Richard Starr, a Peace Corp volunteer kidnaped almost three years ago by this country's most powerful rural guerrilla group, the Armed Revolutionary Forces of Colombia, was released yesterday and is on his way to the United States, the American Embassy said today.
The embassy spokesman said negotiations were handled by "private negotiators" but refused to say who they were or whether the Columbian government had agreed to release any imprisoned guerrillas, as had been demanded, in exchange for the 34-year-old American botanist.
Reports of Starr's safe release reached here from Nava, a village about 200 miles southwest of Bogota, where an Army station confirmed that he had been brought to the town yesterday. An embassy official said Starr was in good physical condition despite the captivity that began Feb. 14, 1977, in the town of La Macarena, where Starr was assigned to a botanical study.
The Colombian radio station RCN declared that Starr's release came through negotiations conducted by American journalist Jack Mitchell, who came on behalf of columnist Jack Anderson.
[In Washington, Anderson said his office began negotiations with the guerrilla group in September after he wrote a column appealing for release of Starr and offering to serve as an intermediary. Mitchell met with representatives of the guerrillas in Mexico five months ago, according to Anderson, and they demanded $250,000. ]Associates of Anderson said he raised the money through private contacts and Mitchell took it to Colombia last weekened. The associates said the State Department maintained its policy of refusing to negotiate with kidnapers but did telephone Anderson's office at 1 a.m. Tuesday to say Starr was freed.
[Secretary of State Cyrus Vance issued a statement saying Starr's release "is cause for rejoicing for all Americans" and thanking "all those who over these long years have worked to achieve his release."]
The freeing said Starr ended a drama that provoked considerable interest here, where political kidnappings and abductions for ransom have reached alarming proportions in recent years and have led, in turn, to a determined crackdown on leftist guerrilla groups by Colombia's elected government.

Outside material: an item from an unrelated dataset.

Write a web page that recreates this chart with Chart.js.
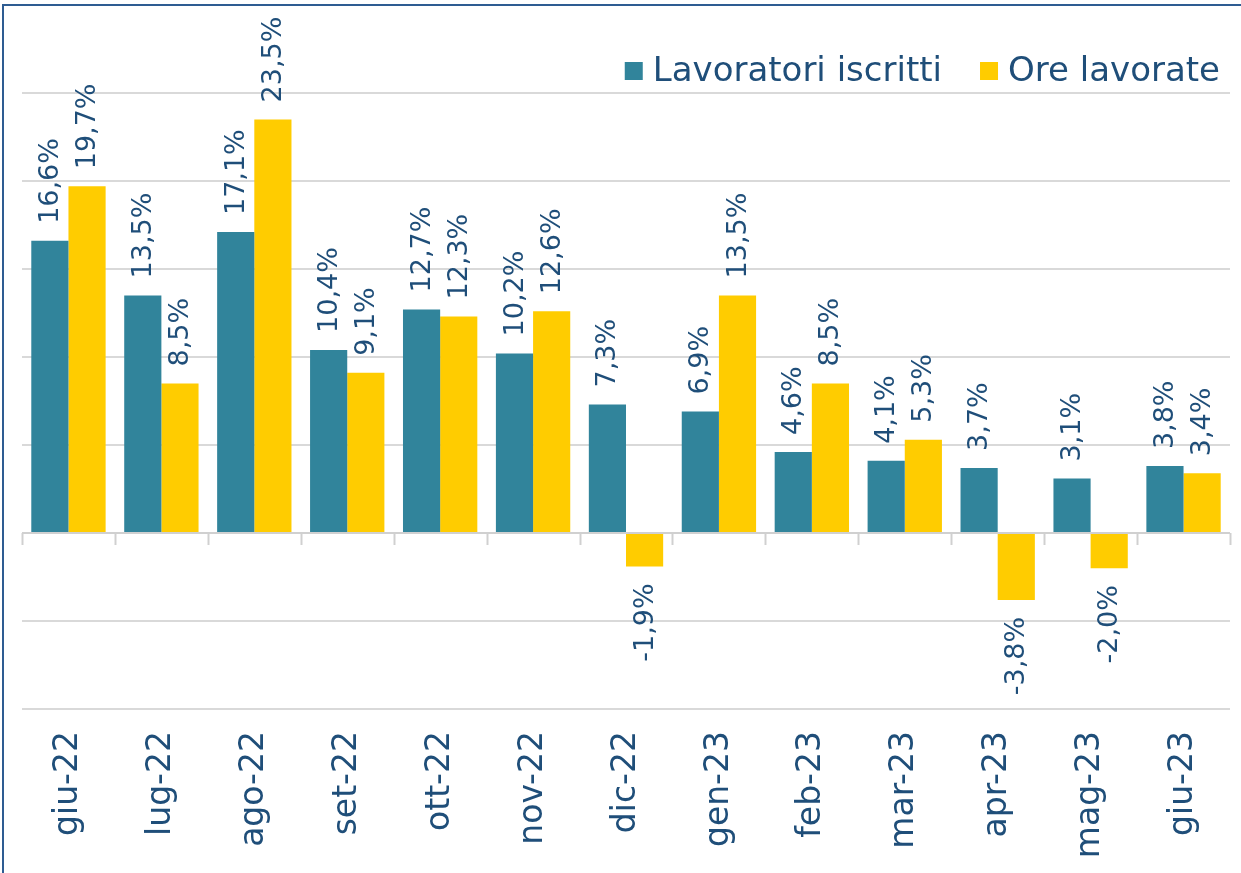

Under a security statute approved by President Julio Cesar Turby Ayala in September 1978, police and military forces are given extraordinary powers to detain and question suspected guerrillas.
Human rights groups have charged that the subsequent antiguerrilla campaign has resulted in torture and lack of due process. A three-member team from Amnesty International spent two weeks in Colombia last month investigating these charges.
According to Colombian and diplomatic observers, the campaign has cut back such urban guerrilla groups as the M19, which until last year was capable of mounting raids against military installations and carried out both political kidnapings and others designed to obtain funds.
However, outside the major cities in this nation of 25 million people, the Turbay government has been less successful. Leftist revolutionary groups such as the Armed Revolutionary Forces, which is said to be an appendage of this country's legal, Moscow-line Communist Party, control whole sections of remote rural areas -- where the guerrillas kidnap and kill if necessary to enforce their control.
Starr was kidnaped from the village of La Macarena, about 150 miles south of Bogota in a mountainous jungle area, after guerrillas seized the town where he was working as a volunteer. Although Rosalynn Carter expressed concern about his fate when she visited Colombia in 1977, the U.S. government refused to enter into negotiations with the guerrillas for Starr's release.
The guerilla band would occasionally issue bulletins saying that Starr was still alive, offering to exchange him for prisoners held by the government. wThese offers were always turned down. Meanwhile, Starr's mother, Charlotte Starr Jansen of Spokane, Wash., made several trips here and issued public appeals for her son's release. She described him as "a gentle person who has empathy for people." Her stateside efforts reached to columnist Anderson.
Because of Starr's kidnaping and a general climate of violence or uncertainty because of emerald and drug smuggling as because of the leftist guerrrillas -- the Peace Corps limited its program in many sections of the country. It is still active in Bogota and other cities.
Starr's release follows that of William F. Niehous, an American businessman who was rescued by Venezuelan authorities from his guerrilla captors after being held from February 1976 until last July.
Venezuela, to the east of Colombia, has largely solved its guerrilla problem by a policy of offering amnesty to those who surrender. Colombia's government has pursued a policy of arresting guerrillas and sentencing them to long jail terms.
More than 300 alleged guerrillas are now on trial here, most of them members of the urban M19 group that seized more than 4,500 weapons in a spectacular raid on an Army arsenal early last year.
The Colombian Rebel Armed Forces is thought to number about 800 activists. It claims at least 11 currently active fronts in rural areas.